*DATASET CONTENT*
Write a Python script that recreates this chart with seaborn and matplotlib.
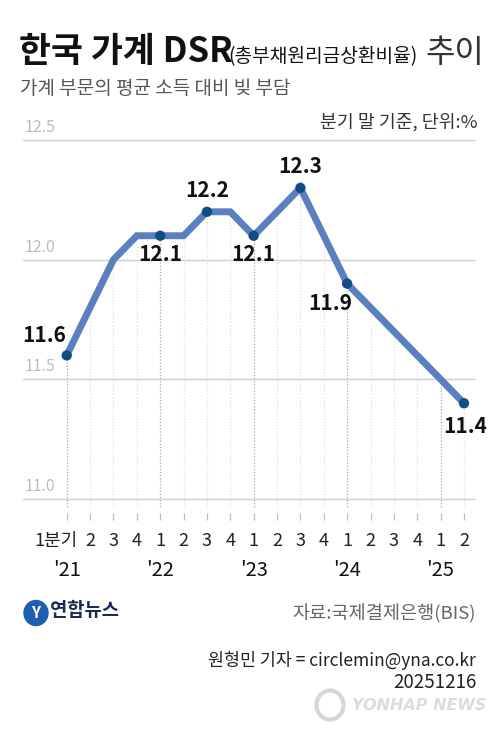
import matplotlib
matplotlib.use("Agg")
import matplotlib.pyplot as plt
import matplotlib.patches as mpatches
import matplotlib.transforms as mtrans
import seaborn as sns
import pandas as pd
import numpy as np

# ---- data ----
quarters = ["1분기", "2", "3", "4", "1", "2", "3", "4", "1", "2", "3", "4",
            "1", "2", "3", "4", "1", "2"]
years = ["'21", "'22", "'23", "'24", "'25"]
year_pos = [0, 4, 8, 12, 16]
dsr = [11.6, 11.8, 12.0, 12.1, 12.1, 12.1, 12.2, 12.2, 12.1, 12.2, 12.3, 12.1,
       11.9, 11.8, 11.7, 11.6, 11.5, 11.4]
labeled = [0, 4, 6, 8, 10, 12, 17]
label_pos = ["above_left", "below", "above", "below", "above", "below_left", "below_end"]
yticks = [11.0, 11.5, 12.0, 12.5]

df = pd.DataFrame({"idx": np.arange(len(dsr)), "dsr": dsr})
dfm = df.iloc[labeled]

sns.set_theme(style="white")
plt.rcParams['font.family'] = ['Noto Sans CJK KR', 'DejaVu Sans']

W, H = 499, 735
fig = plt.figure(figsize=(W / 100, H / 100), dpi=100)
fig.patch.set_facecolor("white")

def fx(px):
    return px / W

def fy(py):
    return 1 - py / H

# axes geometry in pixels
ax_left, ax_right, ax_top, ax_bot = 23, 476, 130, 513
ax = fig.add_axes([fx(ax_left), fy(ax_bot), fx(ax_right - ax_left), (ax_bot - ax_top) / H])
ax.set_facecolor("none")

ppu = 239.3  # pixels per unit
ax.set_ylim(11.0 - 14 / ppu, 12.5 + 10 / ppu)
step = 23.37
x0 = 66.7
ax.set_xlim((ax_left - x0) / step, (ax_right - x0) / step)

for s in ax.spines.values():
    s.set_visible(False)

# gridlines
for yv in yticks:
    ax.axhline(yv, color="#cfcfcf", lw=1.0, zorder=1)
    ax.annotate(f"{yv:.1f}", xy=(0, yv), xycoords=("axes fraction", "data"),
                xytext=(1, 3), textcoords="offset points", ha="left", va="bottom",
                fontsize=11.5, color="#bdbdbd")

# vertical dotted lines
ybot = 11.0 - 8 / ppu
for i, v in enumerate(dsr):
    c = "#a8a8a8" if i % 4 == 0 else "#dedede"
    ax.plot([i, i], [ybot, v], ls=(0, (1, 1.5)), color=c, lw=0.9, zorder=2)

sns.lineplot(data=df, x="idx", y="dsr", ax=ax, color="#5b80c0", lw=5,
             solid_joinstyle="miter", zorder=3)
sns.scatterplot(data=dfm, x="idx", y="dsr", ax=ax, color="#0f4d85", s=55,
                edgecolor="none", zorder=4)

offs = {"above_left": (-16, 7, "center", "bottom"),
        "below": (0, -6, "center", "top"),
        "above": (0, 7.5, "center", "bottom"),
        "below_left": (-12, -7, "center", "top"),
        "below_end": (1, -9, "center", "top")}
for i, p in zip(labeled, label_pos):
    dx, dy, ha, va = offs[p]
    ax.annotate(f"{dsr[i]:.1f}", xy=(i, dsr[i]), xytext=(dx, dy),
                textcoords="offset points", ha=ha, va=va, fontsize=15,
                fontweight="bold", color="#111111", zorder=5)

ax.set_xlabel("")
ax.set_ylabel("")
ax.set_yticks([])
ax.set_xticks(np.arange(len(quarters)))
ax.set_xticklabels(quarters)
ax.tick_params(axis="x", direction="out", length=5, width=0.9, color="#bdbdbd",
               pad=9, labelsize=13, labelcolor="#222222", bottom=True)
lbl0 = ax.get_xticklabels()[0]
lbl0.set_horizontalalignment("right")
lbl0.set_transform(lbl0.get_transform() + mtrans.ScaledTranslation(11 / 100, 0, fig.dpi_scale_trans))

for yr, pos in zip(years, year_pos):
    ax.annotate(yr, xy=(pos, 0), xycoords=("data", "axes fraction"),
                xytext=(0, -57 * 0.72), textcoords="offset points",
                ha="center", va="center", fontsize=14.5, color="#111111")

# ---- titles ----
fig.text(fx(19), fy(62), "한국 가계 DSR", fontsize=25, fontweight="bold",
         color="#111111", ha="left", va="baseline")
fig.text(fx(228), fy(62), "(총부채원리금상환비율)", fontsize=13.8,
         color="#111111", ha="left", va="baseline")
fig.text(fx(484), fy(62), "추이", fontsize=23, fontweight="light",
         color="#333333", ha="right", va="baseline")
fig.text(fx(20), fy(88), "가계 부문의 평균 소득 대비 빚 부담", fontsize=13.7,
         color="#555555", ha="left", va="center")
fig.text(fx(478), fy(122), "분기 말 기준, 단위:%", fontsize=13.2,
         color="#333333", ha="right", va="center")

# ---- footer ----
logo = mpatches.Ellipse((fx(36), fy(613)), width=fx(24), height=25 / H,
                        color="#1f5fae", transform=fig.transFigure)
fig.patches.append(logo)
fig.text(fx(36), fy(613), "Y", fontsize=11, fontweight="bold", style="italic",
         color="white", ha="center", va="center")
fig.text(fx(50), fy(611), "연합뉴스", fontsize=13.5, fontweight="bold",
         color="#1b2a55", ha="left", va="center")
fig.text(fx(476), fy(614), "자료:국제결제은행(BIS)", fontsize=13.4,
         color="#666666", ha="right", va="center")
fig.text(fx(476), fy(660), "원형민 기자 = circlemin@yna.co.kr", fontsize=12.5,
         color="#222222", ha="right", va="center")
fig.text(fx(476), fy(682), "20251216", fontsize=13.5,
         color="#222222", ha="right", va="center")
wm = mpatches.Ellipse((fx(330), fy(705)), width=fx(27), height=29 / H,
                      facecolor="none", edgecolor="#d6d6d6", lw=3,
                      transform=fig.transFigure)
fig.patches.append(wm)
fig.text(fx(486), fy(705), "YONHAP NEWS", fontsize=11.5, fontweight="bold",
         style="italic", color="#dcdcdc", ha="right", va="center",
         family=["DejaVu Sans"])

fig.savefig("out.png", dpi=100, facecolor="white")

*TASK PROMPT*
Transcribe exactly, with no pictures, the lines running from the first line of the material through the line holding "return px / W".

*COMPLETED TASK*
Write a Python script that recreates this chart with seaborn and matplotlib.
import matplotlib
matplotlib.use("Agg")
import matplotlib.pyplot as plt
import matplotlib.patches as mpatches
import matplotlib.transforms as mtrans
import seaborn as sns
import pandas as pd
import numpy as np

# ---- data ----
quarters = ["1분기", "2", "3", "4", "1", "2", "3", "4", "1", "2", "3", "4",
            "1", "2", "3", "4", "1", "2"]
years = ["'21", "'22", "'23", "'24", "'25"]
year_pos = [0, 4, 8, 12, 16]
dsr = [11.6, 11.8, 12.0, 12.1, 12.1, 12.1, 12.2, 12.2, 12.1, 12.2, 12.3, 12.1,
       11.9, 11.8, 11.7, 11.6, 11.5, 11.4]
labeled = [0, 4, 6, 8, 10, 12, 17]
label_pos = ["above_left", "below", "above", "below", "above", "below_left", "below_end"]
yticks = [11.0, 11.5, 12.0, 12.5]

df = pd.DataFrame({"idx": np.arange(len(dsr)), "dsr": dsr})
dfm = df.iloc[labeled]

sns.set_theme(style="white")
plt.rcParams['font.family'] = ['Noto Sans CJK KR', 'DejaVu Sans']

W, H = 499, 735
fig = plt.figure(figsize=(W / 100, H / 100), dpi=100)
fig.patch.set_facecolor("white")

def fx(px):
    return px / W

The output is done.